▶ [Task description]:
All lines in the data bearing the string "this" should be identified and copied.

▶ [Extracted information]:
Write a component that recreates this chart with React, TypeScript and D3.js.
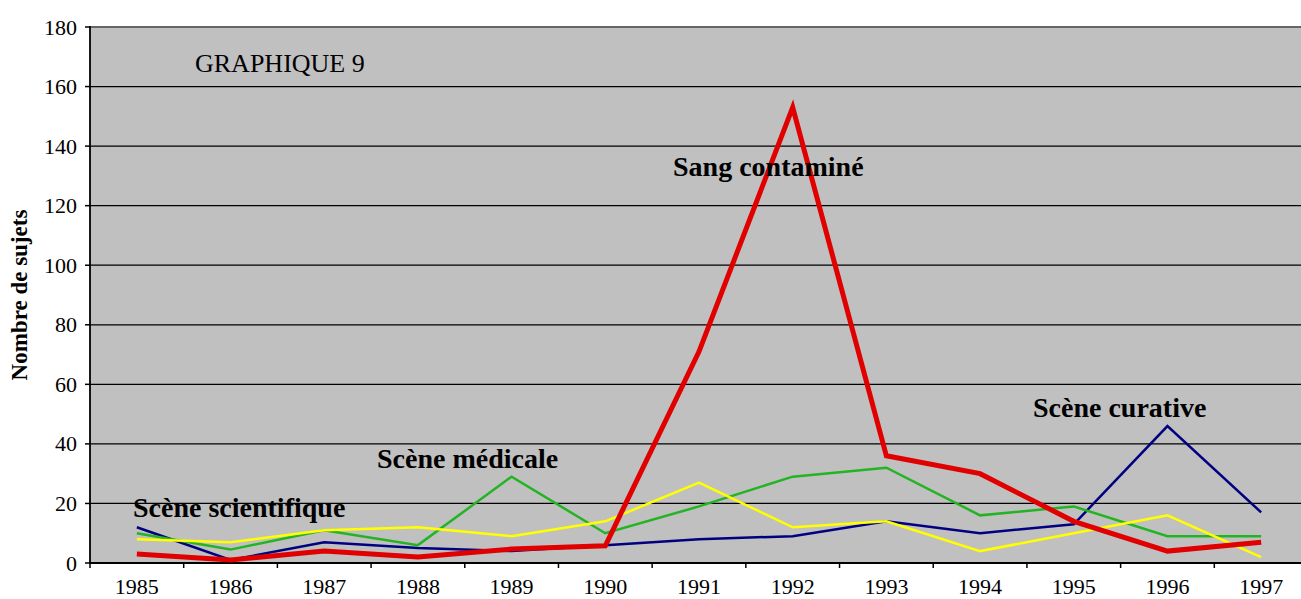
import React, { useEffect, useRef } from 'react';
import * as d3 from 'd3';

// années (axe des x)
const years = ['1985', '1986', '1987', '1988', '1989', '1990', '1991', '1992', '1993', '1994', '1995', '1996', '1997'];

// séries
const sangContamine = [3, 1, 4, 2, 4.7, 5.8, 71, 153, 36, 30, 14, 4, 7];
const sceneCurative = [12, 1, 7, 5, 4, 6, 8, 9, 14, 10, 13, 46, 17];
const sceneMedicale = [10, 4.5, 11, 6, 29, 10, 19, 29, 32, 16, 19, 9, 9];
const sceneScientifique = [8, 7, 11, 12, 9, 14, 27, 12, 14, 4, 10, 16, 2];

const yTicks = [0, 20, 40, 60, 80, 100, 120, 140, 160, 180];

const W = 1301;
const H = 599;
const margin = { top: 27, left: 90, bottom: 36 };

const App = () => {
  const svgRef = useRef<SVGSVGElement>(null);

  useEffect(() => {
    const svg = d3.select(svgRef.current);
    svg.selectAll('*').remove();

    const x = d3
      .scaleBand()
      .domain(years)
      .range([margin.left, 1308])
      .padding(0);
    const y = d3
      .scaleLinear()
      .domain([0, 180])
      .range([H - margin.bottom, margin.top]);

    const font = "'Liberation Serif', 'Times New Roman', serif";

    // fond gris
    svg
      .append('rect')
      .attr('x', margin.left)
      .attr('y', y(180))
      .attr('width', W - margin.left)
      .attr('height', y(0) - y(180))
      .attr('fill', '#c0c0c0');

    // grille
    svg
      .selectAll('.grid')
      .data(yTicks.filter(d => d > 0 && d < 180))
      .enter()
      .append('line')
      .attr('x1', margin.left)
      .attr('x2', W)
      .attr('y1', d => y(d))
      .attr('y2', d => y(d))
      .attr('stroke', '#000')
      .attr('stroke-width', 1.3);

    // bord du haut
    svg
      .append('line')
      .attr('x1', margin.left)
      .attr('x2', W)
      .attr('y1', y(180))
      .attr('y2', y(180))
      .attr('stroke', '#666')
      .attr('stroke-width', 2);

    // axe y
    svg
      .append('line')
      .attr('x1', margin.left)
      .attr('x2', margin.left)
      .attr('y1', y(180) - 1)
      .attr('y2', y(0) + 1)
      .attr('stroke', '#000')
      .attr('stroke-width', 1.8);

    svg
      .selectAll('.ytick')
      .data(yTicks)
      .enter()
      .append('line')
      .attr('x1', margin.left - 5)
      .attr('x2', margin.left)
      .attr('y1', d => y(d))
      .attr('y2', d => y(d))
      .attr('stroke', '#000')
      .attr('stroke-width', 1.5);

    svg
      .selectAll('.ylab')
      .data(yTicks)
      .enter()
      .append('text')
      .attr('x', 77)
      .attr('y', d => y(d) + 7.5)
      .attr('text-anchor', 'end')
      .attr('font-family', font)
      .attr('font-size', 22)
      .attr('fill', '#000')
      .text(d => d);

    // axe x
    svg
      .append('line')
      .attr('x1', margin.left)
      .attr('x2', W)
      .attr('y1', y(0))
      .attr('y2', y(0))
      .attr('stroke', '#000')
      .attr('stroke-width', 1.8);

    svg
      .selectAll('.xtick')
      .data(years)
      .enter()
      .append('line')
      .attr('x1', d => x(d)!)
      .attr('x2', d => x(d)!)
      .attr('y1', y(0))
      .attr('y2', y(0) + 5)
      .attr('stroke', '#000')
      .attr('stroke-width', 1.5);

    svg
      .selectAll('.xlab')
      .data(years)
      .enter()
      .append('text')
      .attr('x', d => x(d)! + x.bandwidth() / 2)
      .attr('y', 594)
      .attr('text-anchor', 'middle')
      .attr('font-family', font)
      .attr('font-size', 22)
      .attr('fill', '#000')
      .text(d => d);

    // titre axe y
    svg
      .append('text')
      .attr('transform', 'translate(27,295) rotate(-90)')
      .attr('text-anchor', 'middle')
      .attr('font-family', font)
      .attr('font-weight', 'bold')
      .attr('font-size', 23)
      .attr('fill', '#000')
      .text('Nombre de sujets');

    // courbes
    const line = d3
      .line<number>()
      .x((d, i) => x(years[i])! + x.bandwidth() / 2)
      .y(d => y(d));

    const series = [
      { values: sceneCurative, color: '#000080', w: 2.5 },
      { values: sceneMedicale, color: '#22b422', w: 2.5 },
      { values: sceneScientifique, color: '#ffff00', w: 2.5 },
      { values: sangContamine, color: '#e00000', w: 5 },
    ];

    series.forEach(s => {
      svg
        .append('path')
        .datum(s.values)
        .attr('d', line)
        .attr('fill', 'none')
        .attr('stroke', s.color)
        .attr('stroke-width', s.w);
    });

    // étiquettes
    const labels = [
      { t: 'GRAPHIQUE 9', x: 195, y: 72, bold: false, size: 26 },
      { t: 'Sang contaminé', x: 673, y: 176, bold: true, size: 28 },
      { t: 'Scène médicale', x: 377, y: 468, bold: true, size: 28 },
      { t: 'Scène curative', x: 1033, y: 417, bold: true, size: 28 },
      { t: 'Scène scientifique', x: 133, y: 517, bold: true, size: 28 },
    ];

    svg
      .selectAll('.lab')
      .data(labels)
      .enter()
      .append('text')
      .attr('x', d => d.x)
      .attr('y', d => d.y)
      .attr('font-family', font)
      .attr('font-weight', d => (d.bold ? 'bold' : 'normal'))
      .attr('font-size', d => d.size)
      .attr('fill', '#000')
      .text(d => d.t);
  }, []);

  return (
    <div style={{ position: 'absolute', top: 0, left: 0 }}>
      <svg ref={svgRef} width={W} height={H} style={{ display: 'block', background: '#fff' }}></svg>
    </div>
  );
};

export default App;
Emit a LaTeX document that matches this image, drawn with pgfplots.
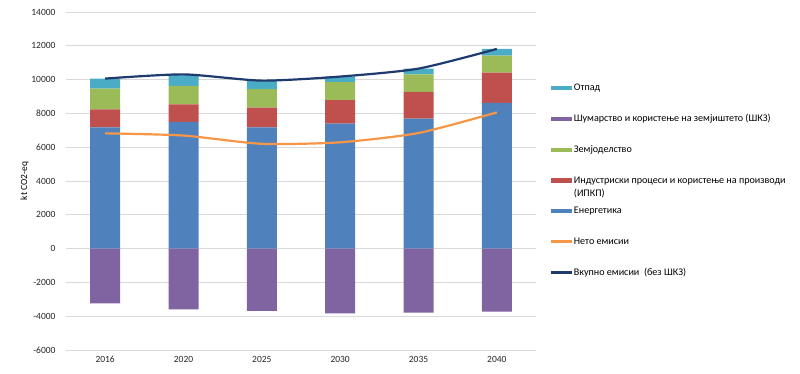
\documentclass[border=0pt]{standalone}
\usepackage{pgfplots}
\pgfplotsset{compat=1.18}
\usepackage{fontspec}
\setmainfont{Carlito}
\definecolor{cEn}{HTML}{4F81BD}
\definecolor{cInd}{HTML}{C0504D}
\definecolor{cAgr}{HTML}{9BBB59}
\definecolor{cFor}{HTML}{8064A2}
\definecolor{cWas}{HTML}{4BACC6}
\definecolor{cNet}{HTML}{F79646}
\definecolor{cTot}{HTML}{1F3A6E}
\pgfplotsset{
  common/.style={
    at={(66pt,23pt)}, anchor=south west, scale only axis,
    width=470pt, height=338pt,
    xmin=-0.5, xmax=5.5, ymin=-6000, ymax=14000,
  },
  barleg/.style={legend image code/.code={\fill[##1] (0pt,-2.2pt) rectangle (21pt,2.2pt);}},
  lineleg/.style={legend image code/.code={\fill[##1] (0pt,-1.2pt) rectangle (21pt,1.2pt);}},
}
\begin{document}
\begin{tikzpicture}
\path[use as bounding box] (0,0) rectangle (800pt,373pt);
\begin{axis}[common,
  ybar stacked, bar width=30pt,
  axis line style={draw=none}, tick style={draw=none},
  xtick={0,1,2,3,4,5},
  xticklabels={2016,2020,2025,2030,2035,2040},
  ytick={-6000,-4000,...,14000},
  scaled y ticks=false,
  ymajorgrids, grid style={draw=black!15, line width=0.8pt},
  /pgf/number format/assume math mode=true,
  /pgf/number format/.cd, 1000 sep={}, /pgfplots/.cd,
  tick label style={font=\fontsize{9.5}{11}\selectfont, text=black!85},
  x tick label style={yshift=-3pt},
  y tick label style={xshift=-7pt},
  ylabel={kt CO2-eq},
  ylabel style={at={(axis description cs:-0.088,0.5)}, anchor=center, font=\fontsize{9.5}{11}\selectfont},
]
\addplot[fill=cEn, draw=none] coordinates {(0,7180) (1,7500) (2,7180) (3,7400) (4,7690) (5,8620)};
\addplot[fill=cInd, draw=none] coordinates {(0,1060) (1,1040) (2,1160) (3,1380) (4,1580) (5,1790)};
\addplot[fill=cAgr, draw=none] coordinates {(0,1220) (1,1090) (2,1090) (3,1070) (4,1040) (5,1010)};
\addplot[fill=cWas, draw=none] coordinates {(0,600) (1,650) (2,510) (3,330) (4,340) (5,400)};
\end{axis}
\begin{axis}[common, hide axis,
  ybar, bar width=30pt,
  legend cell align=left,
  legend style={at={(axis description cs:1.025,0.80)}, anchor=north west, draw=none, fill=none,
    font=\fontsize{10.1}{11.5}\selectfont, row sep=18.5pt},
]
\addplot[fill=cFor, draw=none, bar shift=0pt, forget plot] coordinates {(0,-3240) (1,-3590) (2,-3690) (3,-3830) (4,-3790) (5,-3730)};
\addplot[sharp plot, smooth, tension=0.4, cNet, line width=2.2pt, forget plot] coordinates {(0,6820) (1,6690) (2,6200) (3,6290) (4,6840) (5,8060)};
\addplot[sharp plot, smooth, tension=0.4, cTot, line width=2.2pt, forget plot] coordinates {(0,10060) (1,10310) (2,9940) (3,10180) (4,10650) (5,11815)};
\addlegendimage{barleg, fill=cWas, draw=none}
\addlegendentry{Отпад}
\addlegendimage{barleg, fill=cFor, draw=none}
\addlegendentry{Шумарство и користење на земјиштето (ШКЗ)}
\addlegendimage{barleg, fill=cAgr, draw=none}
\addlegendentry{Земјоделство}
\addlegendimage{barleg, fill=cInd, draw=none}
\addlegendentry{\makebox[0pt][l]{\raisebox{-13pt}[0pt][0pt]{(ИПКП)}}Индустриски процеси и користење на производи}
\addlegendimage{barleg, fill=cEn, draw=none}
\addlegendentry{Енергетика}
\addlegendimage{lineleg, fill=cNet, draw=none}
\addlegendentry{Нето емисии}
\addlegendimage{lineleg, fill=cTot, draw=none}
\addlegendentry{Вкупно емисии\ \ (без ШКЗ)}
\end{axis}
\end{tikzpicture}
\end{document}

▶ [Task result]:
Write a component that recreates this chart with React, TypeScript and D3.js.
Emit a LaTeX document that matches this image, drawn with pgfplots.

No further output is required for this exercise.